Return all of the entries exactly, with nothing added or left out.

**Exercise material**

/---

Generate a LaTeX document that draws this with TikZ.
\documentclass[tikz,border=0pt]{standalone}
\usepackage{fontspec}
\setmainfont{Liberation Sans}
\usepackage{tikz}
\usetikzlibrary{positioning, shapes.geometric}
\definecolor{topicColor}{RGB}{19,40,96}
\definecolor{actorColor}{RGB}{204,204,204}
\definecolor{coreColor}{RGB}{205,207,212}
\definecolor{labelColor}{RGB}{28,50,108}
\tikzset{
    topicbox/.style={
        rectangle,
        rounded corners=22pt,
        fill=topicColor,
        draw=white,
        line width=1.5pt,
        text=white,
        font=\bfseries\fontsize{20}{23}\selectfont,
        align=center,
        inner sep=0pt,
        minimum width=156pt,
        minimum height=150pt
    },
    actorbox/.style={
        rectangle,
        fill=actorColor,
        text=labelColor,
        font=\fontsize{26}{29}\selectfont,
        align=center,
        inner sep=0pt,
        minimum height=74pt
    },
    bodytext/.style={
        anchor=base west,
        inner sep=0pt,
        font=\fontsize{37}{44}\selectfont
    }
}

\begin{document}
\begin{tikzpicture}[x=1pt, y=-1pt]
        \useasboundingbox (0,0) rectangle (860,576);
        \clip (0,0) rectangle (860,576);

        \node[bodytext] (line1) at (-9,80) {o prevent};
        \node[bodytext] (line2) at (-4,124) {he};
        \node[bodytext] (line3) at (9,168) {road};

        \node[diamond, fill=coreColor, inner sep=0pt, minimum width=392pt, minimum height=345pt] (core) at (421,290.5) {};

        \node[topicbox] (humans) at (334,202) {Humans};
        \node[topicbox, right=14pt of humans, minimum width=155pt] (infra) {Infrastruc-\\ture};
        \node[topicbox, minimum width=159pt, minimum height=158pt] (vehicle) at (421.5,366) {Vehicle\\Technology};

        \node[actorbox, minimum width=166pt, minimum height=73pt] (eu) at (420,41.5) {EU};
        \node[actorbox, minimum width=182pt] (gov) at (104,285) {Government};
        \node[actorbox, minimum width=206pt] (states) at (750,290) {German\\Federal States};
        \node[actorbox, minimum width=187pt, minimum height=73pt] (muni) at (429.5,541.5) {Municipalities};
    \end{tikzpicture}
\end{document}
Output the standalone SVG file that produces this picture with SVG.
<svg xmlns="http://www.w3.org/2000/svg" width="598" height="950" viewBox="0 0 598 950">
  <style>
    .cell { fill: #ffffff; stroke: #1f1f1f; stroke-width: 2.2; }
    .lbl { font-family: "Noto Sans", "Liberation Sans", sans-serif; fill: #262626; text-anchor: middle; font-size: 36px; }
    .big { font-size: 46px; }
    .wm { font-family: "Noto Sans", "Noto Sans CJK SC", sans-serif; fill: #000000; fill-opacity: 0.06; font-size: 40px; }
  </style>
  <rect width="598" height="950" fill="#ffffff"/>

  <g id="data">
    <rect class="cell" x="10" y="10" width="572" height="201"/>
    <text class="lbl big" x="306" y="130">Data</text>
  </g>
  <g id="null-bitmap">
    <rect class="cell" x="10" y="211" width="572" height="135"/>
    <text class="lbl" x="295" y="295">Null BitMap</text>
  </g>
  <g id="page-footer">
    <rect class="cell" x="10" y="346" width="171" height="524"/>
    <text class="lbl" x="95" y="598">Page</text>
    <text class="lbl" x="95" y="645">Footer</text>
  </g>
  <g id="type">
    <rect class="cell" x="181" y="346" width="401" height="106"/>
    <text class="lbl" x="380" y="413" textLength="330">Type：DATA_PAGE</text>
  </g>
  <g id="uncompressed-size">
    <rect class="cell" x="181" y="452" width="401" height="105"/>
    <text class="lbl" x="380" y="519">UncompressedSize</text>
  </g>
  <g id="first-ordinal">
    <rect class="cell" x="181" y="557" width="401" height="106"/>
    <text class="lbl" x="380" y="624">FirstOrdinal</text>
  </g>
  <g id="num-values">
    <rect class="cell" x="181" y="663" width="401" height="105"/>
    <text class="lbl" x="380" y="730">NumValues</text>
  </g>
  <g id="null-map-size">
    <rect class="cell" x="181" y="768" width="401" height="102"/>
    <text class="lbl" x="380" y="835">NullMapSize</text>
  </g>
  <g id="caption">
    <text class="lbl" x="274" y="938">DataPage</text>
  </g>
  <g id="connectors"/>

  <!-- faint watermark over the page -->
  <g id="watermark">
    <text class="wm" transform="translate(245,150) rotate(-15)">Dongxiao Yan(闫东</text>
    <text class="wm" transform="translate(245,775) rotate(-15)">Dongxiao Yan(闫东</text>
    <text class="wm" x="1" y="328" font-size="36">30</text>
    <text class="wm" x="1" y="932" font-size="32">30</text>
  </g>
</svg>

\---

**Solution for this problem**
Generate a LaTeX document that draws this with TikZ.
\documentclass[tikz,border=0pt]{standalone}
\usepackage{fontspec}
\setmainfont{Liberation Sans}
\usepackage{tikz}
\usetikzlibrary{positioning, shapes.geometric}
\definecolor{topicColor}{RGB}{19,40,96}
\definecolor{actorColor}{RGB}{204,204,204}
\definecolor{coreColor}{RGB}{205,207,212}
\definecolor{labelColor}{RGB}{28,50,108}
\tikzset{
    topicbox/.style={
        rectangle,
        rounded corners=22pt,
        fill=topicColor,
        draw=white,
        line width=1.5pt,
        text=white,
        font=\bfseries\fontsize{20}{23}\selectfont,
        align=center,
        inner sep=0pt,
        minimum width=156pt,
        minimum height=150pt
    },
    actorbox/.style={
        rectangle,
        fill=actorColor,
        text=labelColor,
        font=\fontsize{26}{29}\selectfont,
        align=center,
        inner sep=0pt,
        minimum height=74pt
    },
    bodytext/.style={
        anchor=base west,
        inner sep=0pt,
        font=\fontsize{37}{44}\selectfont
    }
}

\begin{document}
\begin{tikzpicture}[x=1pt, y=-1pt]
        \useasboundingbox (0,0) rectangle (860,576);
        \clip (0,0) rectangle (860,576);

        \node[bodytext] (line1) at (-9,80) {o prevent};
        \node[bodytext] (line2) at (-4,124) {he};
        \node[bodytext] (line3) at (9,168) {road};

        \node[diamond, fill=coreColor, inner sep=0pt, minimum width=392pt, minimum height=345pt] (core) at (421,290.5) {};

        \node[topicbox] (humans) at (334,202) {Humans};
        \node[topicbox, right=14pt of humans, minimum width=155pt] (infra) {Infrastruc-\\ture};
        \node[topicbox, minimum width=159pt, minimum height=158pt] (vehicle) at (421.5,366) {Vehicle\\Technology};

        \node[actorbox, minimum width=166pt, minimum height=73pt] (eu) at (420,41.5) {EU};
        \node[actorbox, minimum width=182pt] (gov) at (104,285) {Government};
        \node[actorbox, minimum width=206pt] (states) at (750,290) {German\\Federal States};
        \node[actorbox, minimum width=187pt, minimum height=73pt] (muni) at (429.5,541.5) {Municipalities};
    \end{tikzpicture}
\end{document}
Output the standalone SVG file that produces this picture with SVG.
<svg xmlns="http://www.w3.org/2000/svg" width="598" height="950" viewBox="0 0 598 950">
  <style>
    .cell { fill: #ffffff; stroke: #1f1f1f; stroke-width: 2.2; }
    .lbl { font-family: "Noto Sans", "Liberation Sans", sans-serif; fill: #262626; text-anchor: middle; font-size: 36px; }
    .big { font-size: 46px; }
    .wm { font-family: "Noto Sans", "Noto Sans CJK SC", sans-serif; fill: #000000; fill-opacity: 0.06; font-size: 40px; }
  </style>
  <rect width="598" height="950" fill="#ffffff"/>

  <g id="data">
    <rect class="cell" x="10" y="10" width="572" height="201"/>
    <text class="lbl big" x="306" y="130">Data</text>
  </g>
  <g id="null-bitmap">
    <rect class="cell" x="10" y="211" width="572" height="135"/>
    <text class="lbl" x="295" y="295">Null BitMap</text>
  </g>
  <g id="page-footer">
    <rect class="cell" x="10" y="346" width="171" height="524"/>
    <text class="lbl" x="95" y="598">Page</text>
    <text class="lbl" x="95" y="645">Footer</text>
  </g>
  <g id="type">
    <rect class="cell" x="181" y="346" width="401" height="106"/>
    <text class="lbl" x="380" y="413" textLength="330">Type：DATA_PAGE</text>
  </g>
  <g id="uncompressed-size">
    <rect class="cell" x="181" y="452" width="401" height="105"/>
    <text class="lbl" x="380" y="519">UncompressedSize</text>
  </g>
  <g id="first-ordinal">
    <rect class="cell" x="181" y="557" width="401" height="106"/>
    <text class="lbl" x="380" y="624">FirstOrdinal</text>
  </g>
  <g id="num-values">
    <rect class="cell" x="181" y="663" width="401" height="105"/>
    <text class="lbl" x="380" y="730">NumValues</text>
  </g>
  <g id="null-map-size">
    <rect class="cell" x="181" y="768" width="401" height="102"/>
    <text class="lbl" x="380" y="835">NullMapSize</text>
  </g>
  <g id="caption">
    <text class="lbl" x="274" y="938">DataPage</text>
  </g>
  <g id="connectors"/>

  <!-- faint watermark over the page -->
  <g id="watermark">
    <text class="wm" transform="translate(245,150) rotate(-15)">Dongxiao Yan(闫东</text>
    <text class="wm" transform="translate(245,775) rotate(-15)">Dongxiao Yan(闫东</text>
    <text class="wm" x="1" y="328" font-size="36">30</text>
    <text class="wm" x="1" y="932" font-size="32">30</text>
  </g>
</svg>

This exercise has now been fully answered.